Géza died in 997. Either in the same or the next year, Koppány revolted against Géza's successor, Stephen, claiming the throne and Géza's widow, Sarolt, for himself. His claim to the throne shows that he considered himself the lawful heir to Géza in accordance with the traditional principle of seniority, but in contrast with the Christian law of primogeniture which supported Stephen's right to succeed his father. Koppány's effort to marry Géza's widow was also in line with the pagan custom of levirate marriage, but Christians regarded it as an incestuous attempt. Both of Koppány's claims suggest that he was pagan, or he inclined to paganism even if he had been baptised.

In the nearly contemporaneous deed of foundation of the Pannonhalma Archabbey, Stephen mentioned that "a certain county named Somogy" attempted to dethrone him after his father's death. The late 11th-century Lesser Legend of King St Stephen declared that "certain noblemen whose hearts were inclined to idle banquets" turned against Stephen after his ascension to the throne. Both sources suggest that it was not Stephen who started the war, but that Koppány rebelled against him.

Koppány started to "destroy the castles of Stephen, plunder his properties [and] murder his servants", according to the Lesser Legend. The same source also wrote that Koppány laid siege to Veszprém, but Stephen collected his army, marched to the fortress and annihilated Koppány's troops. The German knights who had settled in Hungary after Stephen married Gisela of Bavaria in 996, played a preeminent role in the victory of the royal army. The commander of the royal army, Vecelin, was one of the German immigrants. The deed of foundation of the Pannonhalma monastery even referred to the civil war as a fight between "the Germans and the Hungarians".

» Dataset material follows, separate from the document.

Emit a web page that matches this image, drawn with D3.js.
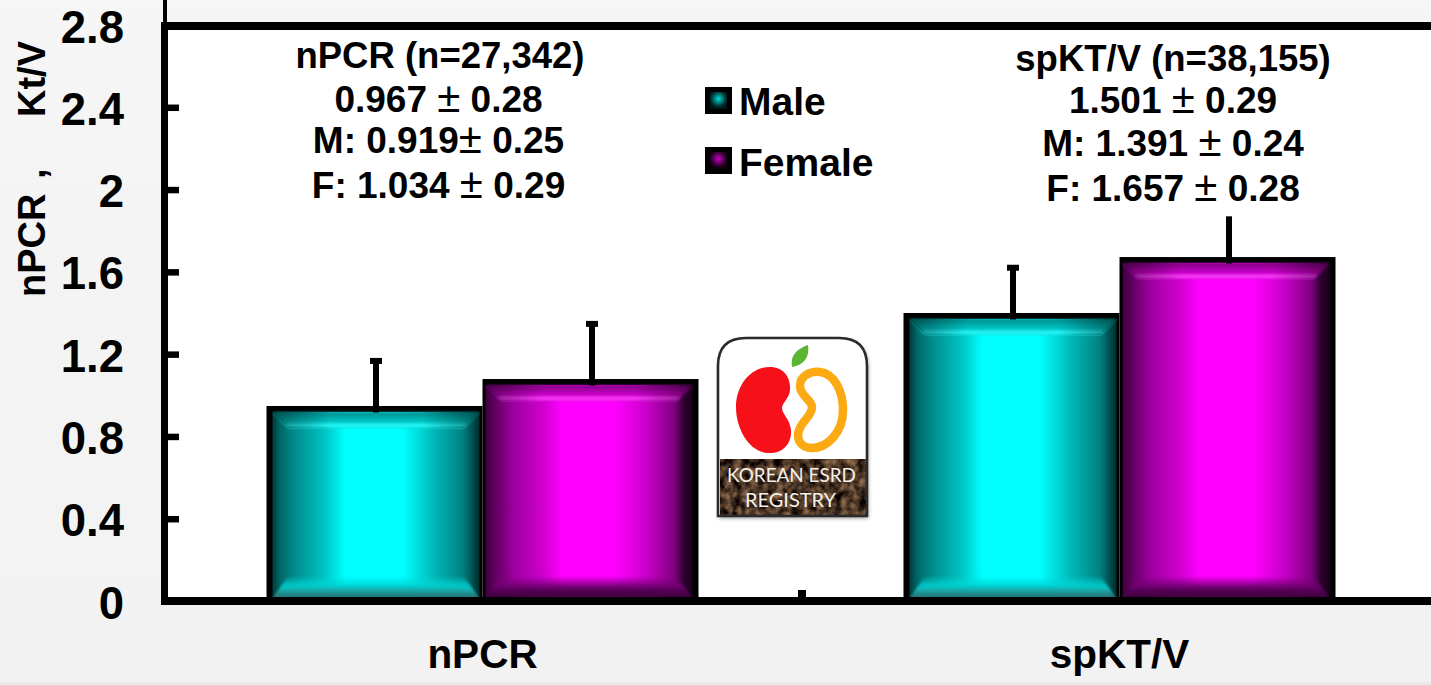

Koppány was killed by Vecelin in the battle near Veszprém, according to Chapter 64 of the Illuminated Chronicle. On the other hand, Chapter 40 of the same source says that Vecelin killed Koppány in Somogy. If the latter report is valid, Koppány fled from the battlefield after his defeat at Veszprém, but the royal army chased and murdered him in his duchy. On Stephen's order, Koppány's body was quartered and its parts were hung over the walls of Esztergom, Veszprém, Győr and Gyulafehérvár (present-day Alba Iulia in Romania).